Paid ads attract top of funnel traffic. It’s usually a cold audience that isn’t at the buying stage yet. It’s just an entry point to your brand. Sometimes I see people send their paid ads to a collections page, which isn’t an ideal user experience. Personalized and targeted strategies perform much better.

For example, after someone clicks on your ad, send them to a landing page. A landing page made specifically for people that clicked on that ad. It needs to look and feel like a continued experience including headlines and photos. Then, get the clicker on some kind of hook. Use positioning and messaging that makes them feel like this is the product for them. Show the product and show social proof.

If you are getting people to click on your ad, right there that’s a win. Now, what are you going to do to help them move down the funnel buying process? You’ve whittled your audience down so retargeting and increasing the number of touchpoints will be essential.

Key takeaway: Facebook and Instagram aren’t going to typically be one click sales conversions. They are seeds for future sales.

It’s easy to get caught up in all the aps, flashy content and new softwares that can make you think - if I just do this one thing, that will be the turning point for my store. The best brands focus on one thing initially to scale - fundamentals. Don’t overcomplicate things.

Key Fundamentals Checklist:

Customer Service

Excellent customer service is what gives customers a great shopping experience and builds repeat business loyalty.

  • Make sure you have a returns manager - Bold Returns Manager is a great option.
  • Write up some FAQ’s and have them easily available.
  • Utilize support ticketing software to track and follow up on issues.

Positioning

Positioning is vital for your business and story to extend beyond just a product or service offering. It’s what your customers will identify with.

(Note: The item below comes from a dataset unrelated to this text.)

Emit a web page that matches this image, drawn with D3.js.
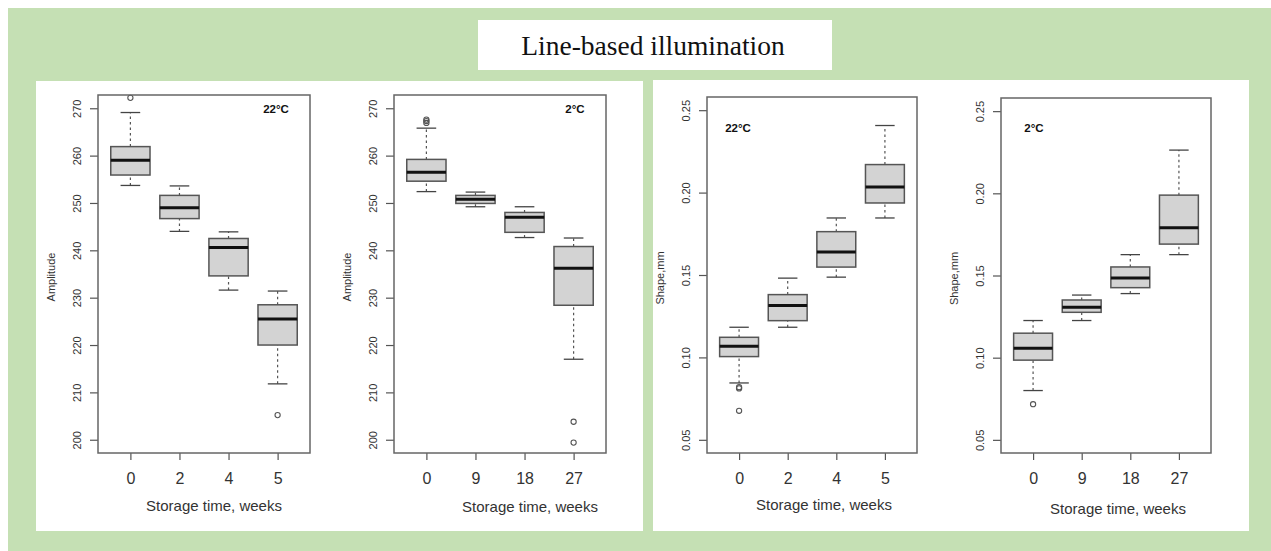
<!DOCTYPE html>
<html>
<head>
<meta charset="utf-8">
<script src="https://cdn.jsdelivr.net/npm/d3@7"></script>
<style>
  body { margin: 0; background: #fff; }
  svg { display: block; }
</style>
</head>
<body>
<svg id="chart"></svg>
<script>
const width = 1271;
const height = 551;

// storage weeks (x categories) per panel
const weeks22 = ["0", "2", "4", "5"];
const weeks2 = ["0", "9", "18", "27"];

// box stats: [lower whisker, q1, median, q3, upper whisker]
const amp22Stats = [
  [253.7, 255.9, 259.0, 261.9, 269.1],
  [244.0, 246.7, 249.0, 251.6, 253.6],
  [231.6, 234.6, 240.6, 242.5, 243.9],
  [211.8, 220.0, 225.5, 228.5, 231.4]
];
const amp22Outliers = [[272.2], [], [], [205.2]];

const amp2Stats = [
  [252.4, 254.6, 256.5, 259.2, 265.8],
  [249.2, 249.9, 250.8, 251.6, 252.3],
  [242.7, 243.8, 247.0, 248.0, 249.2],
  [217.0, 228.4, 236.2, 240.8, 242.6]
];
const amp2Outliers = [[266.9, 267.3, 267.6], [], [], [203.8, 199.4]];

const shape22Stats = [
  [0.0845, 0.1005, 0.1068, 0.1122, 0.1183],
  [0.1183, 0.1223, 0.1315, 0.1381, 0.1481],
  [0.1487, 0.1548, 0.1639, 0.1763, 0.1846],
  [0.1846, 0.1937, 0.2034, 0.2170, 0.2407]
];
const shape22Outliers = [[0.0819, 0.0812, 0.0676], [], [], []];

const shape2Stats = [
  [0.0800, 0.0985, 0.1057, 0.1149, 0.1226],
  [0.1226, 0.1276, 0.1307, 0.1351, 0.1381],
  [0.1390, 0.1426, 0.1485, 0.1552, 0.1627],
  [0.1627, 0.1691, 0.1791, 0.1989, 0.2263]
];
const shape2Outliers = [[0.0717], [], [], []];

const ampTicks = [200, 210, 220, 230, 240, 250, 260, 270];
const shapeTicks = [0.05, 0.10, 0.15, 0.20, 0.25];

const panels = [
  { cats: weeks22, stats: amp22Stats, outliers: amp22Outliers, ticks: ampTicks, ylim: [200, 270], fmt: d3.format("d"),
    ylab: "Amplitude", temp: "22°C", left: 98, top: 95, w: 212, h: 358, tempDx: 178, tempY: 109, xlabDx: 10, xlabY: 506 },
  { cats: weeks2, stats: amp2Stats, outliers: amp2Outliers, ticks: ampTicks, ylim: [200, 270], fmt: d3.format("d"),
    ylab: "Amplitude", temp: "2°C", left: 394, top: 95, w: 212, h: 358, tempDx: 181, tempY: 109, xlabDx: 30, xlabY: 507 },
  { cats: weeks22, stats: shape22Stats, outliers: shape22Outliers, ticks: shapeTicks, ylim: [0.05, 0.25], fmt: d3.format(".2f"),
    ylab: "Shape,mm", temp: "22°C", left: 707, top: 97, w: 210, h: 356, tempDx: 31, tempY: 128, xlabDx: 12, xlabY: 505 },
  { cats: weeks2, stats: shape2Stats, outliers: shape2Outliers, ticks: shapeTicks, ylim: [0.05, 0.25], fmt: d3.format(".2f"),
    ylab: "Shape,mm", temp: "2°C", left: 1001, top: 98, w: 210, h: 355, tempDx: 33, tempY: 128, xlabDx: 12, xlabY: 509 }
];

const svg = d3.select("#chart").attr("width", width).attr("height", height);

// green frame + white cards
svg.append("rect").attr("width", width).attr("height", height).attr("fill", "#fff");
svg.append("rect").attr("x", 8).attr("y", 8).attr("width", width - 8).attr("height", height - 8).attr("fill", "#c5e0b4");
svg.append("rect").attr("x", 36).attr("y", 81).attr("width", 607).attr("height", 450).attr("fill", "#fff");
svg.append("rect").attr("x", 653).attr("y", 80).attr("width", 596).attr("height", 451).attr("fill", "#fff");
svg.append("rect").attr("x", 478).attr("y", 20).attr("width", 354).attr("height", 50).attr("fill", "#fff");

svg.append("text")
  .attr("x", 653).attr("y", 55)
  .attr("text-anchor", "middle")
  .attr("font-family", "'Liberation Serif', 'Times New Roman', serif")
  .attr("font-size", 27.5)
  .attr("fill", "#111")
  .text("Line-based illumination");

const sans = "'Liberation Sans', Arial, Helvetica, sans-serif";

panels.forEach(p => {
  const g = svg.append("g");
  const pad = (p.ylim[1] - p.ylim[0]) * 0.04;
  const y = d3.scaleLinear().domain([p.ylim[0] - pad, p.ylim[1] + pad]).range([p.top + p.h, p.top]);
  const x = d3.scaleLinear().domain([0.34, 4.66]).range([p.left, p.left + p.w]);
  const unit = x(1) - x(0);
  const bw = unit * 0.8;

  // y axis (R style: ticks outward, rotated labels)
  const yAxis = g.append("g")
    .attr("transform", `translate(${p.left},0)`)
    .call(d3.axisLeft(y).tickValues(p.ticks).tickFormat(p.fmt).tickSize(8).tickPadding(0));
  yAxis.select(".domain").remove();
  yAxis.selectAll(".tick line").attr("stroke", "#555").attr("stroke-width", 1.2);
  yAxis.selectAll(".tick text")
    .attr("transform", "translate(-21,0) rotate(-90)")
    .attr("x", 0).attr("dy", "0.35em")
    .attr("text-anchor", "middle")
    .attr("font-family", sans).attr("font-size", 11).attr("fill", "#333");

  // x axis
  const xAxis = g.append("g")
    .attr("transform", `translate(0,${p.top + p.h})`)
    .call(d3.axisBottom(x).tickValues([1, 2, 3, 4]).tickFormat((d, i) => p.cats[i]).tickSize(7).tickPadding(0));
  xAxis.select(".domain").remove();
  xAxis.selectAll(".tick line").attr("stroke", "#555").attr("stroke-width", 1.2);
  xAxis.selectAll(".tick text")
    .attr("y", 25).attr("dy", "0.35em")
    .attr("font-family", sans).attr("font-size", 16).attr("fill", "#333");

  // whiskers
  const boxes = g.selectAll(".bx").data(p.stats).enter().append("g").attr("class", "bx");
  boxes.append("line")
    .attr("x1", (d, i) => x(i + 1)).attr("x2", (d, i) => x(i + 1))
    .attr("y1", d => y(d[0])).attr("y2", d => y(d[1]))
    .attr("stroke", "#555").attr("stroke-width", 1.2).attr("stroke-dasharray", "2.5,3");
  boxes.append("line")
    .attr("x1", (d, i) => x(i + 1)).attr("x2", (d, i) => x(i + 1))
    .attr("y1", d => y(d[3])).attr("y2", d => y(d[4]))
    .attr("stroke", "#555").attr("stroke-width", 1.2).attr("stroke-dasharray", "2.5,3");
  [0, 4].forEach(k => {
    boxes.append("line")
      .attr("x1", (d, i) => x(i + 1) - bw / 4).attr("x2", (d, i) => x(i + 1) + bw / 4)
      .attr("y1", d => y(d[k])).attr("y2", d => y(d[k]))
      .attr("stroke", "#444").attr("stroke-width", 1.3);
  });
  boxes.append("rect")
    .attr("x", (d, i) => x(i + 1) - bw / 2).attr("width", bw)
    .attr("y", d => y(d[3])).attr("height", d => y(d[1]) - y(d[3]))
    .attr("fill", "#d3d3d3").attr("stroke", "#555").attr("stroke-width", 1.5);
  boxes.append("line")
    .attr("x1", (d, i) => x(i + 1) - bw / 2).attr("x2", (d, i) => x(i + 1) + bw / 2)
    .attr("y1", d => y(d[2])).attr("y2", d => y(d[2]))
    .attr("stroke", "#111").attr("stroke-width", 3);

  // outliers
  p.outliers.forEach((arr, i) => {
    g.selectAll(null).data(arr).enter().append("circle")
      .attr("cx", x(i + 1)).attr("cy", d => y(d)).attr("r", 2.6)
      .attr("fill", "none").attr("stroke", "#555").attr("stroke-width", 1.1);
  });

  // plot frame
  g.append("rect")
    .attr("x", p.left).attr("y", p.top).attr("width", p.w).attr("height", p.h)
    .attr("fill", "none").attr("stroke", "#666").attr("stroke-width", 1.5);

  g.append("text")
    .attr("x", p.left + p.tempDx).attr("y", p.tempY).attr("dy", "0.35em")
    .attr("text-anchor", "middle")
    .attr("font-family", sans).attr("font-weight", "bold").attr("font-size", 11.5).attr("fill", "#111")
    .text(p.temp);

  g.append("text")
    .attr("transform", `translate(${p.left - 47},${p.top + p.h / 2 + 3}) rotate(-90)`)
    .attr("dy", "0.35em")
    .attr("text-anchor", "middle")
    .attr("font-family", sans).attr("font-size", 11).attr("fill", "#333")
    .text(p.ylab);

  g.append("text")
    .attr("x", p.left + p.w / 2 + p.xlabDx).attr("y", p.xlabY).attr("dy", "0.35em")
    .attr("text-anchor", "middle")
    .attr("font-family", sans).attr("font-size", 15).attr("fill", "#333")
    .text("Storage time, weeks");
});
</script>
</body>
</html>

  • Talk with your customers and do a customer survey. It’s amazing how many businesses forget just how important this is. You might know why you’d buy, but what are your customer’s resonating with?
  • As your business grows, keep coming back to your positioning to be sure it makes sense and still aligns.

Messaging Copy

After you nail your positioning - this will be the cornerstone of your marketing copy. It will tell a story and align across various channels.

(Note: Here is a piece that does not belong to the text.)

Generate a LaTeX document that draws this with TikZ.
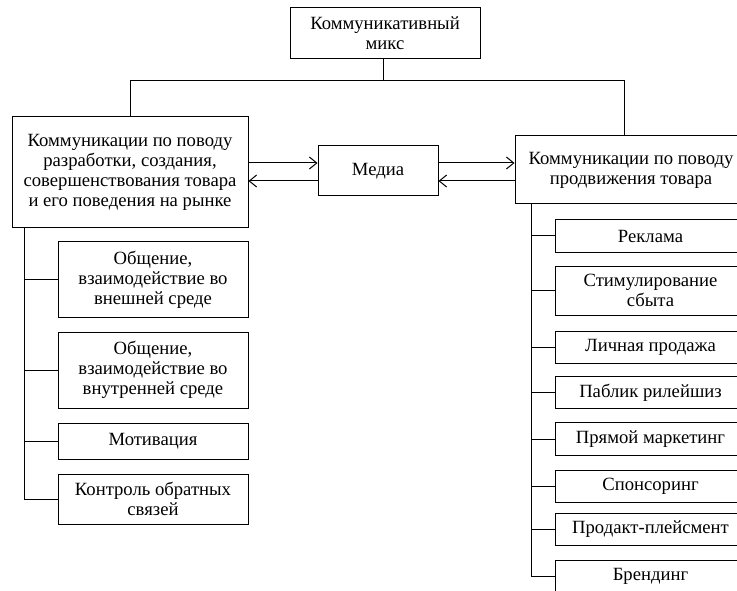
\documentclass[tikz,border=0pt]{standalone}
\usepackage{fontspec}
\setmainfont{Liberation Serif}
\usetikzlibrary{arrows.meta}
\tikzset{every picture/.style={line width=0.75pt}}

\begin{document}
\begin{tikzpicture}[x=0.75pt,y=0.75pt,yscale=-1,xscale=1,
		blk/.style={draw, align=center, inner sep=1pt, font=\fontsize{14}{15}\selectfont},
		lblk/.style={blk, minimum width=142.5pt},
		rblk/.style={blk, minimum width=143.25pt, minimum height=24.5pt},
		arr/.style={-{Straight Barb[length=5.5pt,width=9pt]}}]
		\useasboundingbox (0,0) rectangle (737,591);
		\clip (0,0) rectangle (737,591);
		
		% Text Node
		\node[blk, minimum width=142.5pt, minimum height=38.25pt] (mix) at (385,33.5) {Коммуникативный\\микс};
		% Text Node
		\node[blk, minimum width=177pt, minimum height=83.25pt] (dev) at (130,172.5) {Коммуникации по поводу\\разработки, создания,\\совершенствования товара\\и его поведения на рынке};
		% Text Node
		\node[blk, minimum width=90pt, minimum height=37.5pt] (media) at (378,171) {Медиа};
		% Text Node
		\node[blk, minimum width=174pt, minimum height=51pt] (prom) at (631,170) {Коммуникации по поводу\\продвижения товара};
		
		% Text Node
		\node[lblk, minimum height=56.25pt] (ext) at (153,279.5) {Общение,\\взаимодействие во\\внешней среде};
		% Text Node
		\node[lblk, minimum height=57pt] (int) at (153,370) {Общение,\\взаимодействие во\\внутренней среде};
		% Text Node
		\node[lblk, minimum height=27pt] (motiv) at (153,441) {Мотивация};
		% Text Node
		\node[lblk, minimum height=37.5pt] (ctrl) at (153,499) {Контроль обратных\\связей};
		
		% Text Node
		\node[rblk] (adv) at (650.5,236) {Реклама};
		% Text Node
		\node[rblk, minimum height=36.75pt] (sales) at (650.5,290.5) {Стимулирование\\сбыта};
		% Text Node
		\node[rblk] (pers) at (650.5,347.5) {Личная продажа};
		% Text Node
		\node[rblk] (pr) at (650.5,392.5) {Паблик рилейшиз};
		% Text Node
		\node[rblk] (direct) at (650.5,439) {Прямой маркетинг};
		% Text Node
		\node[rblk] (spons) at (650.5,486.5) {Спонсоринг};
		% Text Node
		\node[rblk] (place) at (650.5,529.5) {Продакт-плейсмент};
		% Text Node
		\node[rblk] (brand) at (650.5,576.5) {Брендинг};
		
		%Straight Lines (top bus)
		\coordinate (bus) at (383,81);
		\coordinate (ptop) at (624,81);
		\draw (mix.south -| bus) -- (bus);
		\draw (dev.north) |- (ptop) -- (ptop |- prom.north);
		
		%Straight Lines (arrows to and from media)
		\coordinate (mlu) at ([yshift=-6pt]media.west);
		\coordinate (mld) at ([yshift=7.5pt]media.west);
		\coordinate (mru) at ([yshift=-6pt]media.east);
		\coordinate (mrd) at ([yshift=7.5pt]media.east);
		\draw[arr] (dev.east |- mlu) -- (mlu);
		\draw[arr] (mld) -- (dev.east |- mld);
		\draw[arr] (mru) -- (prom.west |- mru);
		\draw[arr] (prom.west |- mrd) -- (mrd);
		
		%Straight Lines (left branches)
		\coordinate (lbus) at (24,228);
		\draw (dev.south -| lbus) |- (ctrl.west);
		\foreach \b in {ext,int,motiv}
			\draw (lbus |- \b.west) -- (\b.west);
		
		%Straight Lines (right branches)
		\coordinate (rbus) at (531,204);
		\draw (prom.south -| rbus) |- (brand.west);
		\foreach \b in {adv,sales,pers,pr,direct,spons,place}
			\draw (rbus |- \b.west) -- (\b.west);
		
	\end{tikzpicture}
\end{document}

  • Write marketing messaging copy that is tonal and tells a story.
  • Review your products performing in the top 20% and re-write those descriptions.
  • We recorded a whole podcast episode on just this topic: Your Most Important Page is Product.

Welcome Email Series

Once you get your welcome series dialed in and performing right, it will print money. It’s one of the most important email series because it gives people the opportunity to understand the value you are offering.

Check out an article of mine for more information on this topic: Improving Your Klaviyo Email Welcome Series With These Tips.

Pagination is the process of breaking up your website into different sequenced pages. In this case, infinite scroll is exactly what it sounds like. A long never ending scroll page. While a nice scrolling home page is good, pagination is typically the way to go. Infinite scroll is prone to breaking, especially in browsers like Safari.

Industry knowledge tip: The Baymard Institute is a research center that uncovers what designs cause usability issues, how to create the best user experiences, and measures how your UX performance stacks up against leading e-commerce sites. They recommend pagination as well and they are a great resource for benchmarking knowledge.

The best way to organize your store’s navigation is by having five or so overarching product groups that break down into their own mega menus.

For example, a clothing store might have tops, bottoms, accessories, shoes and sale items. Then, each of those categories may have their own spin off menus to break it down further.

The key here is to have a really great search function and sidebar navigation. To do this well, you’ll need to put in a little heavy lifting on the product information management side, but there are tools available to help make that easier. One of my favorite apps to help clients with large catalogs is Booster Product Filter & Search.

Pro tip: If you aren’t sure which product groups to start with, use Shopify Analytics or Google Analytics to find out what your top selling products are.